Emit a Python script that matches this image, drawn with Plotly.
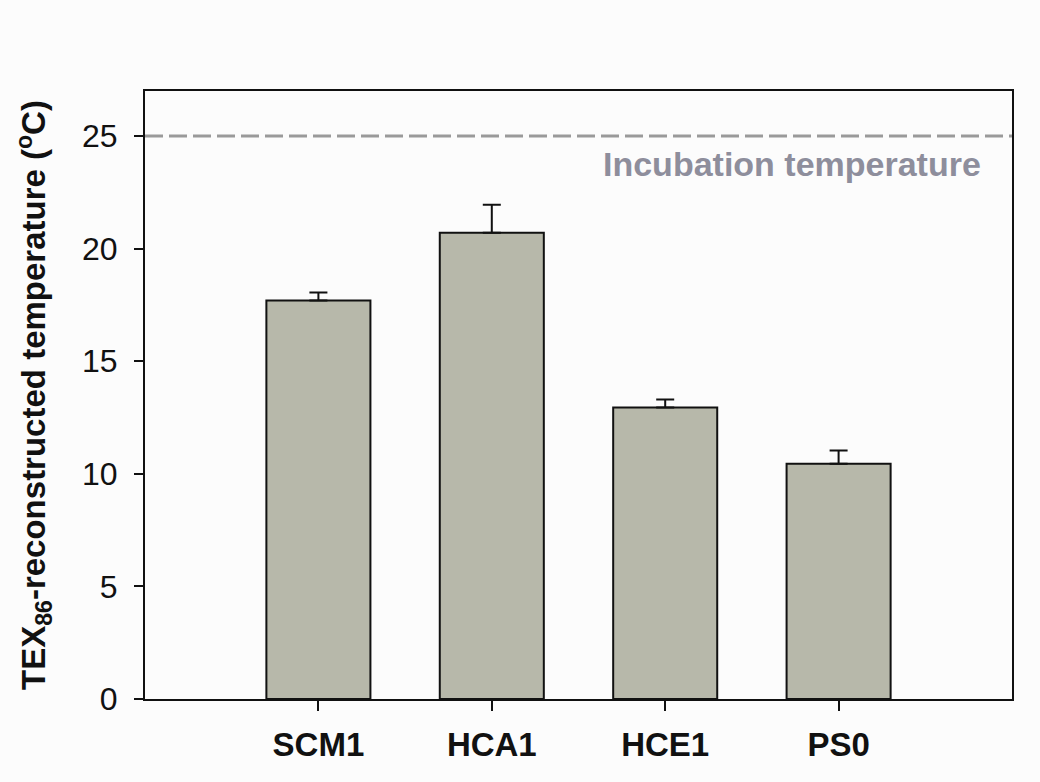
import plotly.graph_objects as go

# Sample sites and their TEX86-derived temperatures (°C) with upper error
sites = ["SCM1", "HCA1", "HCE1", "PS0"]
temperature = [17.7, 20.7, 12.95, 10.45]
error_up = [0.35, 1.25, 0.35, 0.58]

incubation_temp = 25
y_ticks = [0, 5, 10, 15, 20, 25]

x_pos = list(range(len(sites)))

fig = go.Figure()

fig.add_trace(go.Bar(
    x=x_pos,
    y=temperature,
    width=0.6,
    marker=dict(color="#b7b8aa", line=dict(color="#111111", width=2)),
    error_y=dict(type="data", array=error_up, symmetric=False,
                 arrayminus=[0] * len(sites),
                 color="#111111", thickness=2, width=9),
    showlegend=False,
))

# Incubation temperature reference line
fig.add_shape(type="line", xref="paper", yref="y",
              x0=0, x1=1, y0=incubation_temp, y1=incubation_temp,
              line=dict(color="#9a9a9a", width=3, dash="18px,6px"))

fig.add_annotation(x=2.73, y=23.75, xref="x", yref="y",
                   text="Incubation temperature", showarrow=False,
                   font=dict(family="Liberation Sans, Arial", size=34,
                             color="#8e8e9c", weight="bold"))

fig.update_layout(
    width=1040, height=782,
    margin=dict(l=145, r=28, t=91, b=83),
    paper_bgcolor="#fcfcfc",
    plot_bgcolor="#fcfcfc",
    font=dict(family="Liberation Sans, Arial", color="#111111"),
)

fig.update_xaxes(
    range=[-1, 4],
    tickmode="array",
    tickvals=x_pos,
    ticktext=sites,
    tickfont=dict(size=33, weight="bold"),
    ticks="outside", ticklen=10, tickwidth=1.5, tickcolor="#111111",
    ticklabelstandoff=5,
    showline=True, linecolor="#111111", linewidth=2, mirror=True,
    showgrid=False, zeroline=False,
)

fig.update_yaxes(
    range=[0, 27],
    tickmode="array",
    tickvals=y_ticks,
    tickfont=dict(size=32),
    ticks="outside", ticklen=9, tickwidth=1.5, tickcolor="#111111",
    ticklabelstandoff=10,
    showline=True, linecolor="#111111", linewidth=2, mirror=True,
    showgrid=False, zeroline=False,
    title=dict(text="TEX<sub>86</sub>-reconstructed temperature (<sup>o</sup>C)",
               font=dict(size=33, weight="bold"), standoff=26),
)

fig.write_html("out.html")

* * *

* _Written instruction_
Word for word, quote the full listing, omitting every picture.

* _Solution for this problem_
Emit a Python script that matches this image, drawn with Plotly.
import plotly.graph_objects as go

# Sample sites and their TEX86-derived temperatures (°C) with upper error
sites = ["SCM1", "HCA1", "HCE1", "PS0"]
temperature = [17.7, 20.7, 12.95, 10.45]
error_up = [0.35, 1.25, 0.35, 0.58]

incubation_temp = 25
y_ticks = [0, 5, 10, 15, 20, 25]

x_pos = list(range(len(sites)))

fig = go.Figure()

fig.add_trace(go.Bar(
    x=x_pos,
    y=temperature,
    width=0.6,
    marker=dict(color="#b7b8aa", line=dict(color="#111111", width=2)),
    error_y=dict(type="data", array=error_up, symmetric=False,
                 arrayminus=[0] * len(sites),
                 color="#111111", thickness=2, width=9),
    showlegend=False,
))

# Incubation temperature reference line
fig.add_shape(type="line", xref="paper", yref="y",
              x0=0, x1=1, y0=incubation_temp, y1=incubation_temp,
              line=dict(color="#9a9a9a", width=3, dash="18px,6px"))

fig.add_annotation(x=2.73, y=23.75, xref="x", yref="y",
                   text="Incubation temperature", showarrow=False,
                   font=dict(family="Liberation Sans, Arial", size=34,
                             color="#8e8e9c", weight="bold"))

fig.update_layout(
    width=1040, height=782,
    margin=dict(l=145, r=28, t=91, b=83),
    paper_bgcolor="#fcfcfc",
    plot_bgcolor="#fcfcfc",
    font=dict(family="Liberation Sans, Arial", color="#111111"),
)

fig.update_xaxes(
    range=[-1, 4],
    tickmode="array",
    tickvals=x_pos,
    ticktext=sites,
    tickfont=dict(size=33, weight="bold"),
    ticks="outside", ticklen=10, tickwidth=1.5, tickcolor="#111111",
    ticklabelstandoff=5,
    showline=True, linecolor="#111111", linewidth=2, mirror=True,
    showgrid=False, zeroline=False,
)

fig.update_yaxes(
    range=[0, 27],
    tickmode="array",
    tickvals=y_ticks,
    tickfont=dict(size=32),
    ticks="outside", ticklen=9, tickwidth=1.5, tickcolor="#111111",
    ticklabelstandoff=10,
    showline=True, linecolor="#111111", linewidth=2, mirror=True,
    showgrid=False, zeroline=False,
    title=dict(text="TEX<sub>86</sub>-reconstructed temperature (<sup>o</sup>C)",
               font=dict(size=33, weight="bold"), standoff=26),
)

fig.write_html("out.html")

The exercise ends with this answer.